**Task prompt:** The line containing "const po4Control = [0.02, 0.02, 0.015, 0.005, 0.005, 0.005, 0.0]" marks the end: extract everything from the first line of the data through that line, exactly, with no pictures.

**Given information:**
--------
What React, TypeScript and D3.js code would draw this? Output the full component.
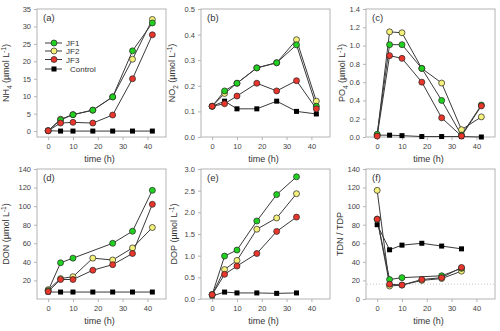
import React, { useEffect, useRef } from 'react'
import * as d3 from 'd3'

// sampling times (h)
const times = [0, 5, 10, 18, 26, 34, 42]

// (a) NH4
const nh4JF1 = [0.1, 3.2, 4.7, 6.0, 9.8, 23.0, 31.0]
const nh4JF2 = [0.1, 3.4, 4.7, 6.0, 9.8, 20.6, 32.0]
const nh4JF3 = [0.1, 2.3, 2.5, 2.3, 4.6, 15.0, 27.6]
const nh4Control = [0.1, 0.0, 0.0, 0.0, 0.0, 0.0, 0.0]

// (b) NO2
const no2JF1 = [0.12, 0.18, 0.21, 0.27, 0.29, 0.36, 0.12]
const no2JF2 = [0.12, 0.17, 0.21, 0.27, 0.29, 0.38, 0.14]
const no2JF3 = [0.12, 0.13, 0.16, 0.21, 0.18, 0.22, 0.11]
const no2Control = [0.12, 0.14, 0.11, 0.11, 0.14, 0.10, 0.09]

// (c) PO4
const po4JF1 = [0.03, 1.01, 1.01, 0.75, 0.40, 0.02, 0.35]
const po4JF2 = [0.02, 1.15, 1.14, 0.75, 0.59, 0.08, 0.22]
const po4JF3 = [0.01, 0.89, 0.86, 0.60, 0.21, 0.01, 0.34]
const po4Control = [0.02, 0.02, 0.015, 0.005, 0.005, 0.005, 0.0]

// (d) DON
const donJF1 = [9, 39, 44, null, 60, 73, 117]
const donJF2 = [10, 22, 24, 44, 42, 55, 77]
const donJF3 = [8, 21, 21, 31, 37, 49, 102]
const donControl = [7.5, 7.5, 7.5, 7.5, 7.5, 7.5, 7.5]

// (e) DOP
const dopJF1 = [0.1, 0.99, 1.13, 1.80, 2.41, 2.82, null]
const dopJF2 = [0.1, 0.68, 0.89, 1.61, 1.87, 2.43, null]
const dopJF3 = [0.1, 0.57, 0.76, 1.05, 1.56, 1.89, null]
const dopControl = [0.07, 0.16, 0.14, 0.14, 0.13, 0.14, null]

// (f) TDN / TDP
const ratioJF1 = [86, 21, 23, null, 25, 33, null]
const ratioJF2 = [117, 14, 15, 20, 22, 30, null]
const ratioJF3 = [86, 16, 15, 21, 23, 34, null]
const ratioControl = [80, 53, 58, 60, 57, 54, null]
const redfield = 16

const xTicks = [0, 10, 20, 30, 40]

const colors = { JF1: '#22d022', JF2: '#f4f07a', JF3: '#e8362c', Control: '#000' }
const legendNames = ['JF1', 'JF2', 'JF3', 'Control']

const panels = [
  { label: '(a)', title: ['NH', '4'], unit: true, x: 37, y: 9, h: 128, dom: [-1.7, 35], ticks: d3.range(0, 36, 5), fmt: d3.format('d'), tOff: 28,
    series: { JF1: nh4JF1, JF2: nh4JF2, JF3: nh4JF3, Control: nh4Control }, legend: true },
  { label: '(b)', title: ['NO', '2'], unit: true, x: 201, y: 9, h: 128, dom: [0, 0.5], ticks: d3.range(0, 0.51, 0.1), fmt: d3.format('.1f'), tOff: 26,
    series: { JF1: no2JF1, JF2: no2JF2, JF3: no2JF3, Control: no2Control } },
  { label: '(c)', title: ['PO', '4'], unit: true, x: 366, y: 9, h: 128, dom: [0, 1.4], ticks: d3.range(0, 1.41, 0.2), fmt: d3.format('.1f'), tOff: 21,
    series: { JF1: po4JF1, JF2: po4JF2, JF3: po4JF3, Control: po4Control } },
  { label: '(d)', title: ['DON', ''], unit: true, x: 37, y: 169, h: 130, dom: [0, 140], ticks: d3.range(20, 141, 20), fmt: d3.format('d'), tOff: 28,
    series: { JF1: donJF1, JF2: donJF2, JF3: donJF3, Control: donControl } },
  { label: '(e)', title: ['DOP', ''], unit: true, x: 201, y: 169, h: 130, dom: [0, 3], ticks: d3.range(0, 3.01, 0.5), fmt: d3.format('.1f'), tOff: 24,
    series: { JF1: dopJF1, JF2: dopJF2, JF3: dopJF3, Control: dopControl } },
  { label: '(f)', title: ['TDN / TDP', ''], unit: false, x: 366, y: 169, h: 130, dom: [0, 140], ticks: d3.range(0, 141, 20), fmt: d3.format('d'), tOff: 23,
    series: { JF1: ratioJF1, JF2: ratioJF2, JF3: ratioJF3, Control: ratioControl }, ref: redfield },
]

const W = 129
const font = '"Liberation Sans", Arial, sans-serif'
const textColor = '#333'

function App() {
  const ref = useRef(null)

  useEffect(() => {
    const svg = d3.select(ref.current)
    svg.selectAll('*').remove()

    panels.forEach((p) => {
      const x = d3.scaleLinear().domain([-4.5, 47.5]).range([p.x, p.x + W])
      const y = d3.scaleLinear().domain(p.dom).range([p.y + p.h, p.y])
      const g = svg.append('g')

      // frame
      g.append('rect')
        .attr('x', p.x).attr('y', p.y).attr('width', W).attr('height', p.h)
        .attr('fill', 'none').attr('stroke', '#b4b4b4').attr('stroke-width', 1)

      const yAxis = d3.axisLeft(y).tickValues(p.ticks).tickFormat(p.fmt).tickSize(3).tickPadding(3)
      const ya = g.append('g').attr('transform', `translate(${p.x},0)`).call(yAxis)
      const xAxis = d3.axisBottom(x).tickValues(xTicks).tickSize(3).tickPadding(4)
      const xa = g.append('g').attr('transform', `translate(0,${p.y + p.h})`).call(xAxis)
      ;[ya, xa].forEach((a) => {
        a.select('.domain').remove()
        a.selectAll('line').attr('stroke', '#b4b4b4')
        a.selectAll('text').attr('fill', '#444').style('font-family', font).style('font-size', '7.5px')
      })

      // x title
      g.append('text')
        .attr('x', p.x + W / 2 - 2).attr('y', p.y + p.h + 25)
        .attr('text-anchor', 'middle').attr('fill', textColor)
        .style('font-family', font).style('font-size', '9px').style('font-weight', 'normal')
        .text('time (h)')

      // y title
      const yt = g.append('text')
        .attr('transform', `translate(${p.x - p.tOff},${p.y + p.h / 2}) rotate(-90)`)
        .attr('text-anchor', 'middle').attr('fill', textColor)
        .style('font-family', font).style('font-size', '9px').style('font-weight', 'normal')
      yt.append('tspan').text(p.title[0])
      if (p.title[1]) yt.append('tspan').attr('dy', 2.5).style('font-size', '6.5px').text(p.title[1])
      if (p.unit) {
        yt.append('tspan').attr('dy', p.title[1] ? -2.5 : 0).text(' (µmol L')
        yt.append('tspan').attr('dy', -3.5).style('font-size', '6.5px').text('-1')
        yt.append('tspan').attr('dy', 3.5).text(')')
      }

      // panel label
      g.append('text')
        .attr('x', p.x + 6).attr('y', p.y + 12)
        .attr('fill', textColor)
        .style('font-family', font).style('font-size', '9.5px')
        .text(p.label)

      if (p.ref !== undefined) {
        g.append('line')
          .attr('x1', p.x + 1).attr('x2', p.x + W - 1)
          .attr('y1', y(p.ref)).attr('y2', y(p.ref))
          .attr('stroke', '#c8c8c8').attr('stroke-dasharray', '1,2')
      }

      const order = ['Control', 'JF2', 'JF1', 'JF3']
      const line = d3.line().x((d) => x(d[0])).y((d) => y(d[1]))
      const pts = (name) => times.map((t, i) => [t, p.series[name][i]]).filter((d) => d[1] !== null)

      order.forEach((name) => {
        g.append('path').attr('d', line(pts(name)))
          .attr('fill', 'none').attr('stroke', '#3a3a3a').attr('stroke-width', 1)
      })
      order.forEach((name) => {
        pts(name).forEach((d) => {
          if (name === 'Control') {
            g.append('rect').attr('x', x(d[0]) - 2.5).attr('y', y(d[1]) - 2.5)
              .attr('width', 5).attr('height', 5).attr('fill', '#000')
          } else {
            g.append('circle').attr('cx', x(d[0])).attr('cy', y(d[1])).attr('r', 3)
              .attr('fill', colors[name]).attr('stroke', '#222').attr('stroke-width', 0.7)
          }
        })
      })

      if (p.legend) {
        const ly = [43, 51, 59.5, 69]
        legendNames.forEach((name, i) => {
          g.append('line').attr('x1', 45).attr('x2', 62).attr('y1', ly[i]).attr('y2', ly[i])
            .attr('stroke', '#3a3a3a')
          if (name === 'Control') {
            g.append('rect').attr('x', 51.5).attr('y', ly[i] - 2.5).attr('width', 5).attr('height', 5).attr('fill', '#000')
          } else {
            g.append('circle').attr('cx', 54).attr('cy', ly[i]).attr('r', 3)
              .attr('fill', colors[name]).attr('stroke', '#222').attr('stroke-width', 0.7)
          }
          g.append('text').attr('x', name === 'Control' ? 70 : 66).attr('y', ly[i] + 3)
            .attr('fill', textColor).style('font-family', font).style('font-size', '8px')
            .text(name)
        })
      }
    })
  }, [])

  return (
    <svg ref={ref} width={500} height={331}
      style={{ position: 'absolute', left: 0, top: 0, background: '#fff' }} />
  )
}

export default App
--------
**Response to this task:**
What React, TypeScript and D3.js code would draw this? Output the full component.
import React, { useEffect, useRef } from 'react'
import * as d3 from 'd3'

// sampling times (h)
const times = [0, 5, 10, 18, 26, 34, 42]

// (a) NH4
const nh4JF1 = [0.1, 3.2, 4.7, 6.0, 9.8, 23.0, 31.0]
const nh4JF2 = [0.1, 3.4, 4.7, 6.0, 9.8, 20.6, 32.0]
const nh4JF3 = [0.1, 2.3, 2.5, 2.3, 4.6, 15.0, 27.6]
const nh4Control = [0.1, 0.0, 0.0, 0.0, 0.0, 0.0, 0.0]

// (b) NO2
const no2JF1 = [0.12, 0.18, 0.21, 0.27, 0.29, 0.36, 0.12]
const no2JF2 = [0.12, 0.17, 0.21, 0.27, 0.29, 0.38, 0.14]
const no2JF3 = [0.12, 0.13, 0.16, 0.21, 0.18, 0.22, 0.11]
const no2Control = [0.12, 0.14, 0.11, 0.11, 0.14, 0.10, 0.09]

// (c) PO4
const po4JF1 = [0.03, 1.01, 1.01, 0.75, 0.40, 0.02, 0.35]
const po4JF2 = [0.02, 1.15, 1.14, 0.75, 0.59, 0.08, 0.22]
const po4JF3 = [0.01, 0.89, 0.86, 0.60, 0.21, 0.01, 0.34]
const po4Control = [0.02, 0.02, 0.015, 0.005, 0.005, 0.005, 0.0]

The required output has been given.